* BEGIN *

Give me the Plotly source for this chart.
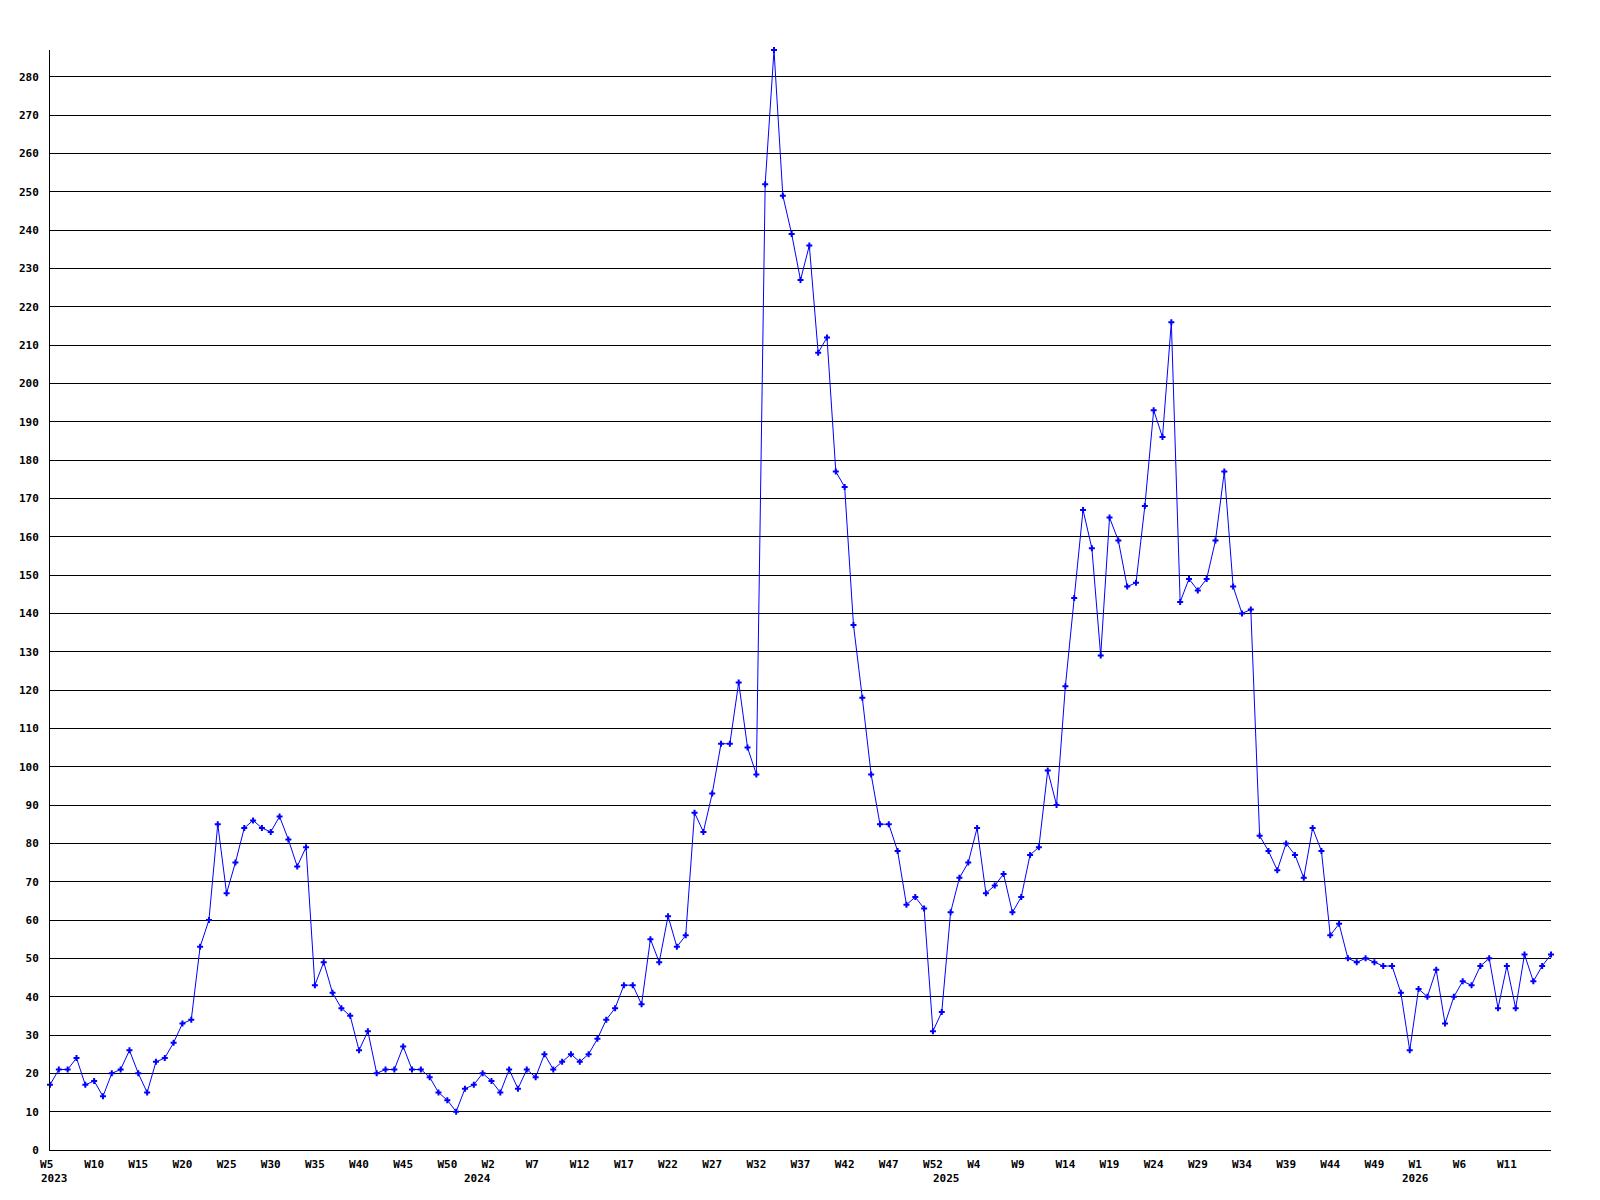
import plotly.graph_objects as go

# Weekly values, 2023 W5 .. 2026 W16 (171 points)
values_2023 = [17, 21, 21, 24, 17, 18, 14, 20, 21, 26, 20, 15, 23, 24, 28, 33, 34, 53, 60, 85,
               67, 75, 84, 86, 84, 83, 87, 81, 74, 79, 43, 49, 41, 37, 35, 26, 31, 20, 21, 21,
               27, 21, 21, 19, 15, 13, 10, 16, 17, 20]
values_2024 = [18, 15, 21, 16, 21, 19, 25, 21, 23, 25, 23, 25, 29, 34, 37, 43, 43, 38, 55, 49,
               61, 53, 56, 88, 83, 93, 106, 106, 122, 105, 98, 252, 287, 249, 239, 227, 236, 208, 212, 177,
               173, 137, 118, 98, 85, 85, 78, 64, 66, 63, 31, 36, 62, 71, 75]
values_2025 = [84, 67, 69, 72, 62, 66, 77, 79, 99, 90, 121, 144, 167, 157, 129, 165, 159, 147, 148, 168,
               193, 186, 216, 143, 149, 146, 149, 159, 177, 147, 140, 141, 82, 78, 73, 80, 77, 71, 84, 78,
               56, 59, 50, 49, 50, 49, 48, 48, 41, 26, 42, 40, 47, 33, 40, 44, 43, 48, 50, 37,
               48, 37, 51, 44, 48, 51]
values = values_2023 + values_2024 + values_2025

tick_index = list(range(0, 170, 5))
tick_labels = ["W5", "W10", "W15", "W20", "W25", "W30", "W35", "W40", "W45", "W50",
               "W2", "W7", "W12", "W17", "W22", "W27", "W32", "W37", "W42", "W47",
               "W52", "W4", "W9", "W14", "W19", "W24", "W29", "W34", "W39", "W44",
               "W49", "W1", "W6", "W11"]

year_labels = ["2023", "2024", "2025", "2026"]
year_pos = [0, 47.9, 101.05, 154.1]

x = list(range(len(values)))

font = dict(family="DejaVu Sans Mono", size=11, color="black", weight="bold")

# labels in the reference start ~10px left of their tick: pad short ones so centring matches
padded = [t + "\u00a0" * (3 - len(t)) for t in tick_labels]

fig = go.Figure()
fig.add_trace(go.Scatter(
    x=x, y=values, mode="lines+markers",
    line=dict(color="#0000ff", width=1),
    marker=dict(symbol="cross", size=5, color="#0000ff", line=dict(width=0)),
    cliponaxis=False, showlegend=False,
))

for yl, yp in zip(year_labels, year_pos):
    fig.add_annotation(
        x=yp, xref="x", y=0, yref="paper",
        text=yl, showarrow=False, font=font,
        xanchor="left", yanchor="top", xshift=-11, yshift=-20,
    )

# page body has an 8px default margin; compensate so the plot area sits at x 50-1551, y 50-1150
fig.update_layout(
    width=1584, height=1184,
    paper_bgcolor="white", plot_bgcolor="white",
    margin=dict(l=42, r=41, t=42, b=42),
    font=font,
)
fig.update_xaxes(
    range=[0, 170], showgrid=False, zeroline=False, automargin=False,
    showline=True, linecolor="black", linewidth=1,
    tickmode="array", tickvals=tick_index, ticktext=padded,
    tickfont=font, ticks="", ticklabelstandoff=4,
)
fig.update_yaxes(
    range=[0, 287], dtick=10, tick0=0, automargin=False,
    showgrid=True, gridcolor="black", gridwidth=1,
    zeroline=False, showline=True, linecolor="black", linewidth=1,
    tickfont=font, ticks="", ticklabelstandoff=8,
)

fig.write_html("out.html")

* END *

From the top of the listing above, repeat each line exactly until you reach the line containing "import plotly.graph_objects as go", and repeat that one too. Leave the pictures out.

§ Correct response
Give me the Plotly source for this chart.
import plotly.graph_objects as go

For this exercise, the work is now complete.